About IBM Spectrum LSF Data Manager

When large amounts of data are required to complete computations, it is desirable that your applications access required data unhindered by the location of the data in relation to the application execution environment. LSF Data Manager solves the problem of data locality by staging the required data as closely as possible to the site of the application.

Many applications in several domains require large amounts of data: fluid dynamics models for industrial manufacturing, seismic sensory data for oil and gas exploration, gene sequences for life sciences, among others. Locating these large data sets as close as possible to the application runtime environment is crucial to maintain optimal utilization of compute resources.

Whether you're running these data-intensive applications in a single cluster or you want to share data and compute resources across geographically separated clusters, LSF Data Manager provides the following key features.

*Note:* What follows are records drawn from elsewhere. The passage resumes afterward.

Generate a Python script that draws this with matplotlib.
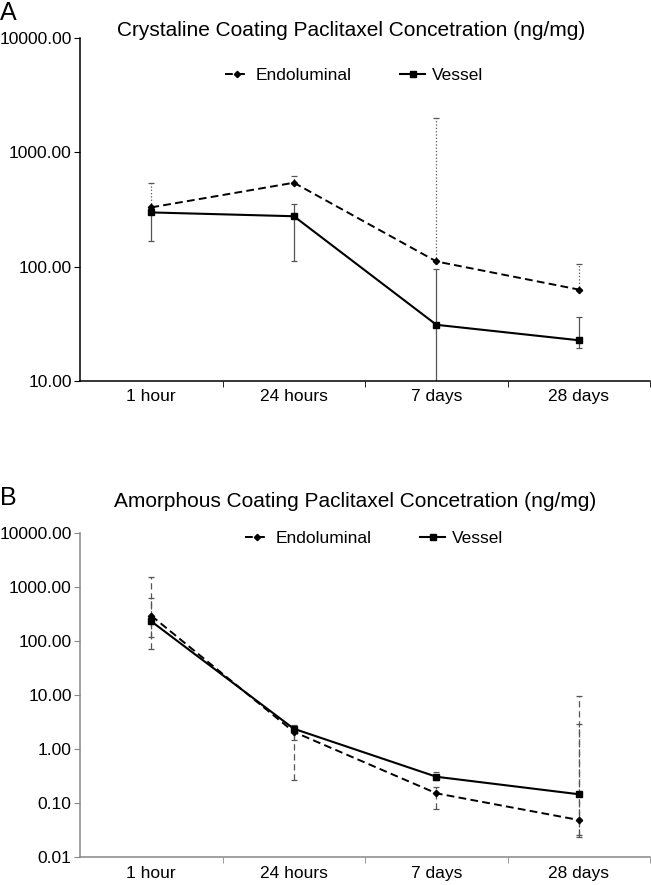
import matplotlib
matplotlib.use("Agg")
import matplotlib.pyplot as plt
import numpy as np

plt.rcParams['font.family'] = ['Liberation Sans', 'DejaVu Sans']

categories = ["1 hour", "24 hours", "7 days", "28 days"]
series_names = ["Endoluminal", "Vessel"]

# panel A - crystaline coating (ng/mg)
a_endo = [330, 542, 111, 63]
a_endo_hi = [535, 620, 2000, 106]
a_endo_lo = [330, 542, 111, 63]
a_vessel = [298, 276, 31, 22.7]
a_vessel_hi = [298, 350, 95, 36]
a_vessel_lo = [169, 113, 5, 19.6]

# panel B - amorphous coating (ng/mg)
b_endo = [298, 2.1, 0.153, 0.049]
b_endo_hi = [1573, 2.6, 0.2, 9.8]
b_endo_lo = [71, 0.27, 0.077, 0.024]
b_vessel = [234, 2.4, 0.31, 0.147]
b_vessel_hi = [625, 2.8, 0.38, 3.0]
b_vessel_lo = [118, 1.5, 0.27, 0.026]

titles = ["Crystaline Coating Paclitaxel Concetration (ng/mg)",
          "Amorphous Coating Paclitaxel Concetration (ng/mg)"]
ylims = [(10, 10000), (0.01, 10000)]


def draw(ax, endo, endo_hi, endo_lo, ves, ves_hi, ves_lo, bar_styles, spine_col):
    x = np.arange(len(categories))
    endo = np.array(endo); ves = np.array(ves)
    e1 = ax.errorbar(x, endo, yerr=[endo - np.array(endo_lo), np.array(endo_hi) - endo],
                     fmt='none', ecolor='#555555', elinewidth=0.9, capsize=2.5,
                     capthick=0.9, zorder=2)
    e1[2][0].set_linestyle(bar_styles[0])
    e2 = ax.errorbar(x, ves, yerr=[ves - np.array(ves_lo), np.array(ves_hi) - ves],
                     fmt='none', ecolor='#555555', elinewidth=0.9, capsize=2.5,
                     capthick=0.9, zorder=2)
    e2[2][0].set_linestyle(bar_styles[1])
    ax.plot(x, endo, color='black', ls=(0, (4, 2.2)), lw=1.4, marker='D',
            ms=3.2, label=series_names[0], zorder=3)
    ax.plot(x, ves, color='black', ls='-', lw=1.5, marker='s', ms=4.5,
            label=series_names[1], zorder=3)
    ax.set_yscale('log')
    ax.set_xlim(-0.5, 3.5)
    ax.set_xticks(x)
    ax.set_xticklabels(categories, fontsize=12.5)
    ax.set_xticks([0.5, 1.5, 2.5, 3.5], minor=True)
    ax.tick_params(axis='x', which='major', length=0, pad=6)
    ax.tick_params(axis='x', which='minor', length=4, color=spine_col)
    ax.tick_params(axis='y', which='major', length=4, labelsize=12.5, color=spine_col, pad=2)
    ax.tick_params(axis='y', which='minor', length=0)
    ax.yaxis.set_major_formatter(matplotlib.ticker.FuncFormatter(lambda v, p: f"{v:.2f}"))
    for s in ['top', 'right']:
        ax.spines[s].set_visible(False)
    for s in ['left', 'bottom']:
        ax.spines[s].set_color(spine_col)
        ax.spines[s].set_linewidth(1.1)


fig = plt.figure(figsize=(6.51, 8.85), dpi=100)
axA = fig.add_axes([0.1229, 0.5695, 0.876, 0.3876])
axB = fig.add_axes([0.1229, 0.0313, 0.876, 0.3661])

draw(axA, a_endo, a_endo_hi, a_endo_lo, a_vessel, a_vessel_hi, a_vessel_lo,
     [':', '-'], 'black')
axA.set_ylim(*ylims[0])
axA.set_yticks([10, 100, 1000, 10000])
draw(axB, b_endo, b_endo_hi, b_endo_lo, b_vessel, b_vessel_hi, b_vessel_lo,
     [(0, (5, 3)), (0, (5, 3))], '#888888')
axB.set_ylim(*ylims[1])
axB.set_yticks([0.01, 0.1, 1, 10, 100, 1000, 10000])

fig.text(0.539, 0.966, titles[0], ha='center', va='center', fontsize=15)
fig.text(0.545, 0.433, titles[1], ha='center', va='center', fontsize=15)
fig.text(0.0, 0.999, "A", ha='left', va='top', fontsize=18)
fig.text(0.0, 0.437, "B", ha='left', va='center', fontsize=18)

axA.legend(loc='center', bbox_to_anchor=(0.48, 0.892), ncol=2, frameon=False,
           fontsize=12.5, handlelength=1.4, handletextpad=0.4, columnspacing=2.8)
axB.legend(loc='center', bbox_to_anchor=(0.515, 0.985), ncol=2, frameon=False,
           fontsize=12.5, handlelength=1.4, handletextpad=0.4, columnspacing=2.8)

fig.savefig("out.png", dpi=100)
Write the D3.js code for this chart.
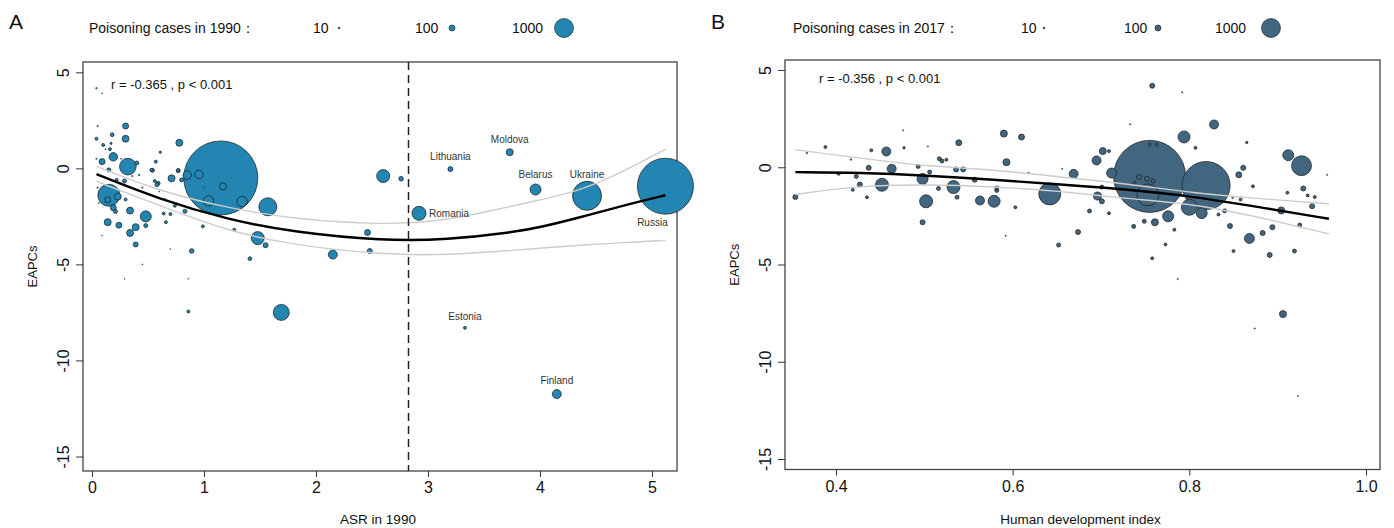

  • Input data can be staged from an external source storage repository to a cache that is accessible to the cluster execution hosts.
  • Output data is staged asynchronously (dependency-free) from the cache after job completion.
  • Data transfers run separately from the job allocation, which means more jobs can request data without consuming resources while they wait for large data transfers.
  • Remote execution cluster selection and cluster affinity are based on data availability in a IBM® Spectrum LSF multicluster capability environment. LSF Data Manager transfers the required data to the cluster that the job was forwarded to.